You've heard the question, "Can Johnny read?" I have another question. Will Johnny, and his sister Jane, start the school year in Alexandria with -- or without -- a backpack for their books, or pen and paper to write with? The answer depends in part on you.
Approximately 5,000 students from low-income families across town can't afford basic tools -- from notebooks and pens, to scissors and rulers. But you and I have a way to change that picture. Back-to-school supply drives are going on now. We can each take a simple act so more children start off the school year right -- and feel better about themselves.
Buying supplies on sale at Staples, Office Depot or Target for your kids? Consider picking up some extras. For one more week, we can help prevent some students from attending their first day of school less prepared to succeed than the students sitting next to them.
Community Partners for Children has recruited partners to host 46 different drop-off spots just waiting for you to come by with new supplies. Between now and Monday, you can stop by at a neighborhood business, church, community center or library near you. The hours do differ from site to site. You can find a list of the locations here.

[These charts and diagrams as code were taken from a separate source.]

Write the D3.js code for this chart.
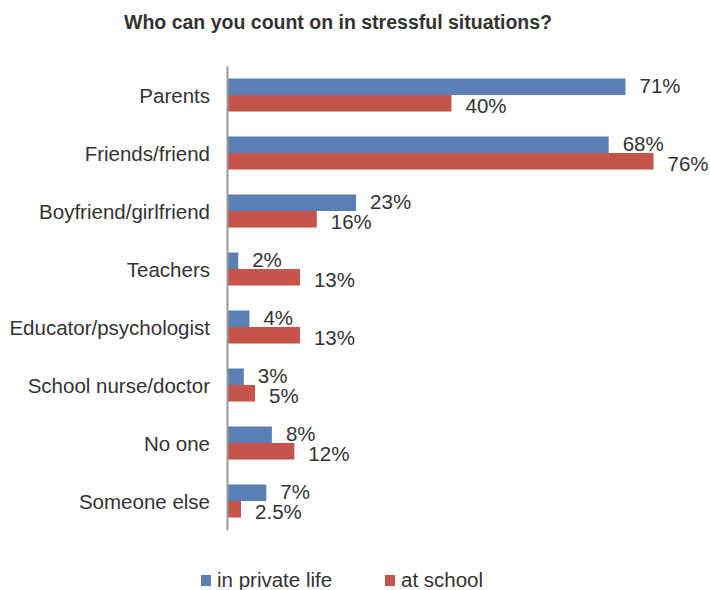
<!DOCTYPE html>
<html>
<head>
<meta charset="utf-8">
<script src="https://cdn.jsdelivr.net/npm/d3@7"></script>
<style>
  body { margin: 0; background: #fff; }
  svg text { font-family: "Liberation Sans", Arial, sans-serif; fill: #333; }
</style>
</head>
<body>
<svg id="chart" width="710" height="590"></svg>
<script>
// data
var categories = ["Parents", "Friends/friend", "Boyfriend/girlfriend", "Teachers",
                  "Educator/psychologist", "School nurse/doctor", "No one", "Someone else"];
var seriesNames = ["in private life", "at school"];
var privateLife = [71, 68, 23, 2, 4, 3, 8, 7];
var atSchool = [40, 76, 16, 13, 13, 5, 12, 2.5];
var valueLabels = [
  ["71%", "68%", "23%", "2%", "4%", "3%", "8%", "7%"],
  ["40%", "76%", "16%", "13%", "13%", "5%", "12%", "2.5%"]
];
var colors = ["#5a7fb5", "#c5554b"];

var svg = d3.select("#chart");
var fs = "20.5px";

// title
svg.append("text")
  .attr("x", 338).attr("y", 29)
  .attr("text-anchor", "middle")
  .style("font-size", "19.5px").style("font-weight", "bold")
  .text("Who can you count on in stressful situations?");

var x = d3.scaleLinear().domain([0, 80]).range([227, 227 + 449]);
var y = d3.scaleBand().domain(categories).range([66, 530])
  .paddingInner(0.43).paddingOuter(0.215);
var ySub = d3.scaleBand().domain([0, 1]).range([0, y.bandwidth()]);

var rows = categories.map(function(c, i) {
  return { cat: c, vals: [privateLife[i], atSchool[i]], labels: [valueLabels[0][i], valueLabels[1][i]] };
});

var g = svg.selectAll(".cat").data(rows).enter().append("g")
  .attr("class", "cat")
  .attr("transform", function(d) { return "translate(0," + y(d.cat) + ")"; });

g.selectAll("rect").data(function(d) { return d.vals; }).enter().append("rect")
  .attr("x", x(0))
  .attr("y", function(d, i) { return ySub(i); })
  .attr("width", function(d) { return x(d) - x(0); })
  .attr("height", ySub.bandwidth())
  .attr("fill", function(d, i) { return colors[i]; });

//подписи значений
g.each(function(d) {
  var sel = d3.select(this);
  d.vals.forEach(function(v, i) {
    sel.append("text")
      .attr("x", x(v) + 14)
      .attr("y", ySub(i) + ySub.bandwidth() / 2 + (i === 0 ? 6 : 10))
      .style("font-size", fs)
      .text(d.labels[i]);
  });
});

// category axis
var axis = d3.axisLeft(y).tickSize(0).tickPadding(17);
var ax = svg.append("g").attr("transform", "translate(" + x(0) + ",0)").call(axis);
ax.select(".domain").attr("stroke", "#999").attr("stroke-width", 2);
ax.selectAll(".tick text")
  .attr("dy", null).attr("y", 7.5)
  .style("font-size", fs)
  .style("font-family", "'Liberation Sans', Arial, sans-serif")
  .attr("fill", "#333");

// legend
var legendX = [201, 385];
var lg = svg.selectAll(".leg").data(seriesNames).enter().append("g")
  .attr("class", "leg")
  .attr("transform", function(d, i) { return "translate(" + legendX[i] + ",575)"; });
lg.append("rect").attr("width", 10).attr("height", 11)
  .attr("fill", function(d, i) { return colors[i]; });
lg.append("text").attr("x", 16).attr("y", 12)
  .style("font-size", fs)
  .text(function(d) { return d; });
</script>
</body>
</html>
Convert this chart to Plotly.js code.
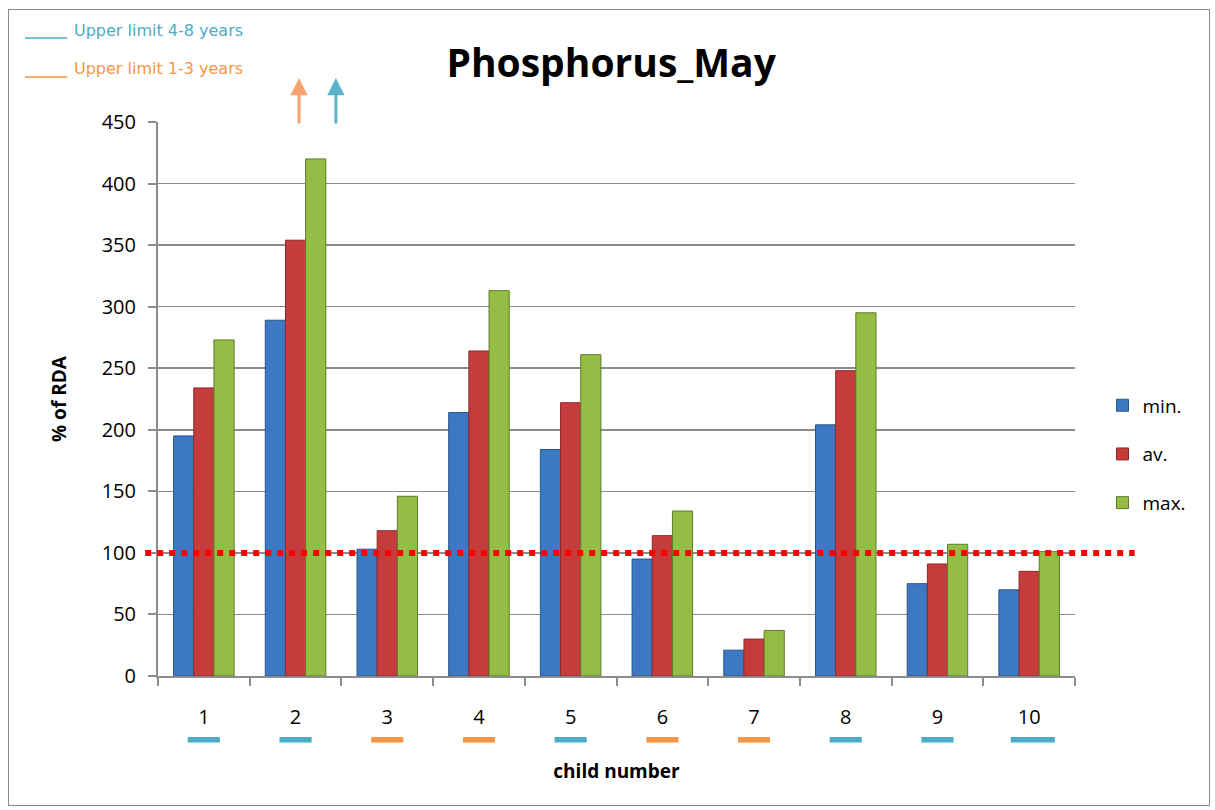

As a kid, I didn't grow up in poverty, but my family's finances were seriously strained. When my parents bought me something used, I would excitedly tell other kids that it was new -- because it was new to me. And I'd hear with dripping condescension, "that's not new, it's used." I tried to not let it bother me, but I do remember the comment and who said it. The things kids say ... matter. And carrying the right tools to school affects ... how one carries oneself.
This year marks the 20th annual drive by Community Partners for Children, a nonprofit organization dedicated to improving the lives of children with limited financial resources. Over the years, they've delivered back-to-school supplies to almost 10,000 students who qualify for free/reduced-price meals. As Community Partners for Children President Pat Miller points out, these are supplies that "many take for granted.”